Treasury Issues Priority Guidance Plan for Municipal Bonds.

WASHINGTON — The Treasury Department’s priority plan for the 12 months after July 1, 2017 contains rules or guidance on private activity bonds, remedial actions, and bond reissuance.

The 2017-2018 Priority Guidance Plan, published on Friday, covers the period through June 30, 2018 and contains several muni bond regulatory projects that were on the previous 2016-1917 plan, including the public notice and approval rules for private activity bonds under TEFRA (the Tax Equity and Fiscal Responsibility Act of 1982).

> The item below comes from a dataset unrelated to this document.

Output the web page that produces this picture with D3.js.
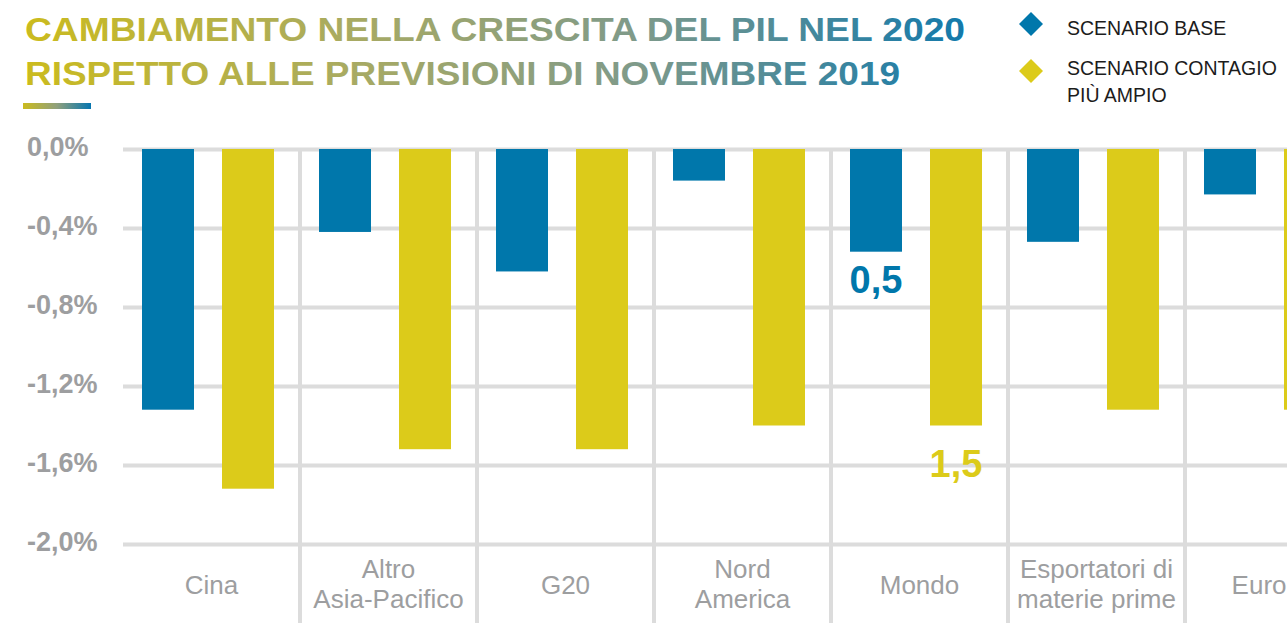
<!DOCTYPE html>
<html lang="it">
<head>
<meta charset="UTF-8">
<title>Cambiamento nella crescita del PIL nel 2020</title>
<script src="https://cdn.jsdelivr.net/npm/d3@7"></script>
<style>
    body { margin: 0; background: #fff; }
    svg { display: block; font-family: "Liberation Sans", Arial, Helvetica, sans-serif; }
    .grid line { stroke: #dcdcdc; stroke-width: 4; }
    .grid path { display: none; }
    .ytick text { fill: #9d9ea0; font-weight: bold; font-size: 27px; }
    .cat text { fill: #9d9ea0; font-size: 26px; }
    .legend text { fill: #1c1c1c; font-size: 19.5px; }
</style>
</head>
<body>
<svg width="1287" height="623"></svg>
<script>
    // data (percentage points)
    const categories = ["Cina", "Altro|Asia-Pacifico", "G20", "Nord|America", "Mondo",
                        "Esportatori di|materie prime", "Europa"];
    const seriesNames = ["SCENARIO BASE", "SCENARIO CONTAGIO PIÙ AMPIO"];
    const baseValues = [-1.32, -0.42, -0.62, -0.16, -0.52, -0.47, -0.23];
    const wideValues = [-1.72, -1.52, -1.52, -1.40, -1.40, -1.32, -1.32];
    const yTicks = [0, -0.4, -0.8, -1.2, -1.6, -2.0];
    const annotations = [
        {cat: "Mondo", series: 0, text: "0,5"},
        {cat: "Mondo", series: 1, text: "1,5"}
    ];

    const colors = ["#0077ab", "#dccb1a"];
    const values = [baseValues, wideValues];

    const svg = d3.select("svg");
    const W = 1287, H = 623;

    const it = d3.formatLocale({decimal: ",", thousands: ".", grouping: [3], currency: ["", "€"], minus: "-"});
    const fmt = it.format(".1f");

    // scales (the last band runs past the right edge, as in the source)
    const left = 123, step = 177;
    const x0 = d3.scaleBand()
        .domain(categories)
        .range([left, left + step * categories.length])
        .paddingInner(0).paddingOuter(0);
    // two bars of 52px, 28px apart, starting 19px into each band
    const x1 = d3.scaleBand()
        .domain([0, 1])
        .range([19, 151])
        .paddingInner(0.35).paddingOuter(0);
    const y = d3.scaleLinear().domain([-2, 0]).range([544, 149]);

    // gradient defs
    const defs = svg.append("defs");
    const tg = defs.append("linearGradient").attr("id", "titleGrad")
        .attr("gradientUnits", "userSpaceOnUse").attr("x1", 25).attr("x2", 965).attr("y1", 0).attr("y2", 0);
    [["0%", "#cbbb1e"], ["35%", "#a8aa63"], ["65%", "#7f9a8a"], ["100%", "#1379ab"]]
        .forEach(s => tg.append("stop").attr("offset", s[0]).attr("stop-color", s[1]));
    const ug = defs.append("linearGradient").attr("id", "barGrad");
    [["0%", "#cbbb1e"], ["50%", "#8fa07c"], ["100%", "#0676b0"]]
        .forEach(s => ug.append("stop").attr("offset", s[0]).attr("stop-color", s[1]));

    // title
    const title = svg.append("g").attr("fill", "url(#titleGrad)")
        .attr("font-weight", "bold").attr("font-size", 34);
    title.append("text").attr("x", 25).attr("y", 41)
        .attr("textLength", 940).attr("lengthAdjust", "spacingAndGlyphs")
        .text("CAMBIAMENTO NELLA CRESCITA DEL PIL NEL 2020");
    title.append("text").attr("x", 25).attr("y", 85)
        .attr("textLength", 875).attr("lengthAdjust", "spacingAndGlyphs")
        .text("RISPETTO ALLE PREVISIONI DI NOVEMBRE 2019");
    svg.append("rect").attr("x", 23).attr("y", 103).attr("width", 68).attr("height", 6)
        .attr("fill", "url(#barGrad)");

    // legend
    const legend = svg.append("g").attr("class", "legend");
    const legY = [24, 71];
    seriesNames.forEach((name, i) => {
        legend.append("path")
            .attr("d", d3.symbol(d3.symbolSquare, 288)())
            .attr("transform", `translate(1031,${legY[i]}) rotate(45)`)
            .attr("fill", colors[i]);
    });
    legend.append("text").attr("x", 1067).attr("y", 35).text(seriesNames[0]);
    legend.append("text").attr("x", 1067).attr("y", 75).text("SCENARIO CONTAGIO");
    legend.append("text").attr("x", 1067).attr("y", 102).text("PIÙ AMPIO");

    // horizontal grid + y labels
    const yAxis = svg.append("g").attr("class", "grid ytick")
        .attr("transform", `translate(${left},0)`)
        .call(d3.axisLeft(y).tickValues(yTicks).tickSize(-(W - left)).tickFormat(d => fmt(d) + "%"));
    yAxis.selectAll("text")
        .attr("x", 27 - left).attr("dy", null).attr("y", 6)
        .attr("text-anchor", "start");

    // vertical separators
    svg.append("g").attr("class", "grid")
        .selectAll("line")
        .data(categories.slice(1))
        .join("line")
        .attr("x1", d => x0(d)).attr("x2", d => x0(d))
        .attr("y1", y(0)).attr("y2", H);

    // bars
    const groups = svg.append("g").selectAll("g")
        .data(categories)
        .join("g")
        .attr("transform", d => `translate(${x0(d)},0)`);
    groups.selectAll("rect")
        .data((d, ci) => values.map((v, si) => ({si, v: v[ci]})))
        .join("rect")
        .attr("x", d => x1(d.si))
        .attr("width", x1.bandwidth())
        .attr("y", y(0))
        .attr("height", d => y(d.v) - y(0))
        .attr("fill", d => colors[d.si]);

    // value annotations under the Mondo bars
    const labelOffset = [41, 51];
    svg.append("g").selectAll("text")
        .data(annotations)
        .join("text")
        .attr("x", d => x0(d.cat) + x1(d.series) + x1.bandwidth() / 2)
        .attr("y", d => y(values[d.series][categories.indexOf(d.cat)]) + labelOffset[d.series])
        .attr("text-anchor", "middle")
        .attr("font-weight", "bold").attr("font-size", 38)
        .attr("fill", d => colors[d.series])
        .text(d => d.text);

    // category labels, one text per line
    const catAxis = svg.append("g").attr("class", "cat")
        .attr("transform", `translate(0,${y(-2)})`)
        .call(d3.axisBottom(x0).tickSize(0).tickFormat(""));
    catAxis.select(".domain").remove();
    catAxis.selectAll(".tick").each(function(d) {
        const lines = d.split("|");
        const base = lines.length === 1 ? [50] : [34, 64];
        lines.forEach((ln, i) => d3.select(this).append("text")
            .attr("text-anchor", "middle")
            .attr("y", base[i])
            .text(ln));
    });
</script>
</body>
</html>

The TEFRA rules were proposed on Sept. 28. Muni issuers were allowed to opt to immediately use them between the day they were proposed and their effective date, which still must be determined. Otherwise the rules will be prospectively effective when finalized. Treasury and the IRS have asked for comments on the proposed rules and requests for a public hearing to be submitted to them by Dec. 27 of this year.

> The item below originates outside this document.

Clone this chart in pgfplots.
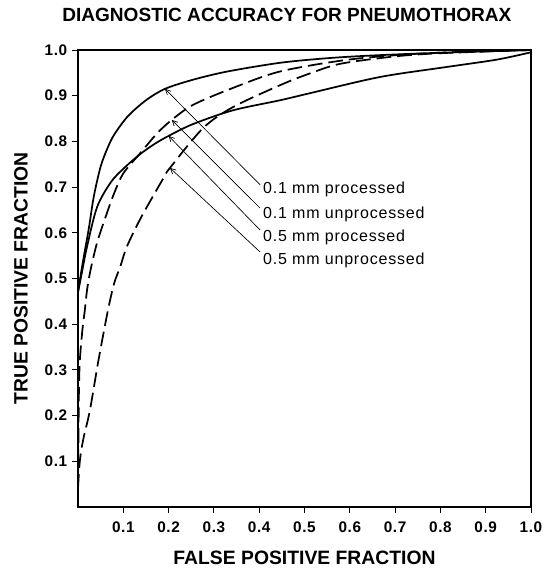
\documentclass[border=0pt]{standalone}
\usepackage{fontspec}
\setmainfont{Liberation Sans}
\newfontfamily\annfont[LetterSpace=5]{Liberation Sans}
\newfontfamily\tickfont[LetterSpace=4]{Liberation Sans}
\usepackage{pgfplots}
\pgfplotsset{compat=1.18}
\usetikzlibrary{arrows.meta}

\begin{document}
\begin{tikzpicture}
\useasboundingbox (-58.5pt,-45.75pt) rectangle (351.75pt,380.25pt);
\begin{axis}[
  at={(0,0)}, anchor=south west,
  scale only axis, width=339.75pt, height=342.75pt,
  xmin=0, xmax=1, ymin=0, ymax=1,
  xtick={0.1,0.2,0.3,0.4,0.5,0.6,0.7,0.8,0.9,1},
  ytick={0.1,0.2,0.3,0.4,0.5,0.6,0.7,0.8,0.9,1},
  xticklabels={0.1,0.2,0.3,0.4,0.5,0.6,0.7,0.8,0.9,1.0},
  yticklabels={0.1,0.2,0.3,0.4,0.5,0.6,0.7,0.8,0.9,1.0},
  tick align=outside, xtick pos=bottom, ytick pos=left,
  major tick length=4.5pt,
  tick style={black, line width=0.7pt},
  axis line style={line width=0.8pt},
  tick label style={font=\tickfont\bfseries\fontsize{11.5}{13}\selectfont},
  xticklabel style={yshift=-3pt},
  xlabel={FALSE POSITIVE FRACTION},
  ylabel={TRUE POSITIVE FRACTION},
  label style={font=\bfseries\fontsize{14.5}{16}\selectfont},
  xlabel style={at={(rel axis cs:0.5,-0.112)}, anchor=center},
  ylabel style={at={(rel axis cs:-0.126,0.5)}, anchor=center},
  title={DIAGNOSTIC ACCURACY FOR PNEUMOTHORAX},
  title style={at={(rel axis cs:0.461,1.06)}, anchor=center,
               font=\bfseries\fontsize{14.3}{16}\selectfont},
  solidroc/.style={black, line width=1.3pt, smooth, tension=0.5},
  dashroc/.style={black, line width=1.3pt, smooth, tension=0.5,
                  dash pattern=on 11pt off 4.5pt},
]

% 0.1 mm processed
\addplot[solidroc] coordinates {
  (0,0.47) (0.008,0.52) (0.015,0.56) (0.024,0.61) (0.035,0.68)
  (0.05,0.745) (0.065,0.785) (0.08,0.815) (0.11,0.855) (0.15,0.89)
  (0.192,0.915) (0.254,0.935) (0.33,0.953) (0.446,0.972) (0.55,0.982)
  (0.65,0.988) (0.8,0.994) (1,1)
};

% 0.5 mm processed
\addplot[solidroc] coordinates {
  (0,0.47) (0.008,0.51) (0.02,0.57) (0.042,0.656) (0.072,0.71)
  (0.10,0.74) (0.137,0.772) (0.17,0.795) (0.2,0.812) (0.254,0.838)
  (0.342,0.868) (0.446,0.89) (0.51,0.905) (0.667,0.941) (0.815,0.963)
  (0.925,0.979) (1,0.995)
};

% 0.1 mm unprocessed
\addplot[dashroc] coordinates {
  (0,0.05) (0.001,0.15) (0.002,0.25) (0.004,0.32) (0.01,0.39)
  (0.015,0.43) (0.02,0.475) (0.028,0.52) (0.042,0.578) (0.061,0.635)
  (0.08,0.687) (0.10,0.73) (0.138,0.775) (0.175,0.818) (0.207,0.847)
  (0.254,0.88) (0.342,0.917) (0.446,0.953) (0.59,0.978) (0.72,0.99)
  (0.85,0.996) (1,1)
};

% 0.5 mm unprocessed
\addplot[dashroc] coordinates {
  (0,0.04) (0.004,0.10) (0.012,0.15) (0.026,0.21) (0.045,0.32)
  (0.066,0.43) (0.08,0.49) (0.093,0.525) (0.108,0.57) (0.14,0.635)
  (0.19,0.722) (0.203,0.742) (0.276,0.829) (0.342,0.875) (0.446,0.923)
  (0.51,0.948) (0.58,0.97) (0.7,0.986) (0.8,0.993) (1,1)
};

% leader arrows and curve names
\draw[-{Straight Barb[length=4pt,width=4pt]}, line width=0.5pt]
  (axis cs:0.402,0.705) -- (axis cs:0.192,0.915);
\draw[-{Straight Barb[length=4pt,width=4pt]}, line width=0.5pt]
  (axis cs:0.402,0.654) -- (axis cs:0.207,0.847);
\draw[-{Straight Barb[length=4pt,width=4pt]}, line width=0.5pt]
  (axis cs:0.402,0.606) -- (axis cs:0.200,0.812);
\draw[-{Straight Barb[length=4pt,width=4pt]}, line width=0.5pt]
  (axis cs:0.402,0.558) -- (axis cs:0.203,0.742);

\begin{scope}[every node/.style={anchor=west, inner sep=0pt,
    font=\annfont\fontsize{12}{14}\selectfont}]
  \node at (axis cs:0.408,0.694) {0.1 mm processed};
  \node at (axis cs:0.408,0.641) {0.1 mm unprocessed};
  \node at (axis cs:0.408,0.591) {0.5 mm processed};
  \node at (axis cs:0.408,0.540) {0.5 mm unprocessed};
\end{scope}
\end{axis}
\end{tikzpicture}
\end{document}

The plan also includes another item on the previous 2016-2017 plan — actions that issuers can take to remediate certain tax law or rule violations for tax-advantaged bonds, which include tax-exempt, taxable direct-pay, and taxable tax-credit bonds.

Bond reissuance rules remain on the list from the previous plan. Treasury and the IRS have released several guidance documents on reissuance, which is when the terms of bond issues have been materially changed such that they are considered to be new bonds subject to the latest tax laws and rule. The agencies have been working on a project to modernize and possibly consolidate this guidance.

The plan appears to contain one new item not listed in last year’s plan — guidance on private activity bonds. But it does not elaborate on the kind of guidance envisioned.

Also listed on the 2017-2018 pan is guidance on the overpayment of arbitrage that had been rebated. That guidance was in Revenue Procedure 2017-50, which was published on Aug. 25, 2017 and took effect at that time. It extended the deadline for issuers that file claims for recovery of excess arbitrage they inadvertently rebated to the federal guidance.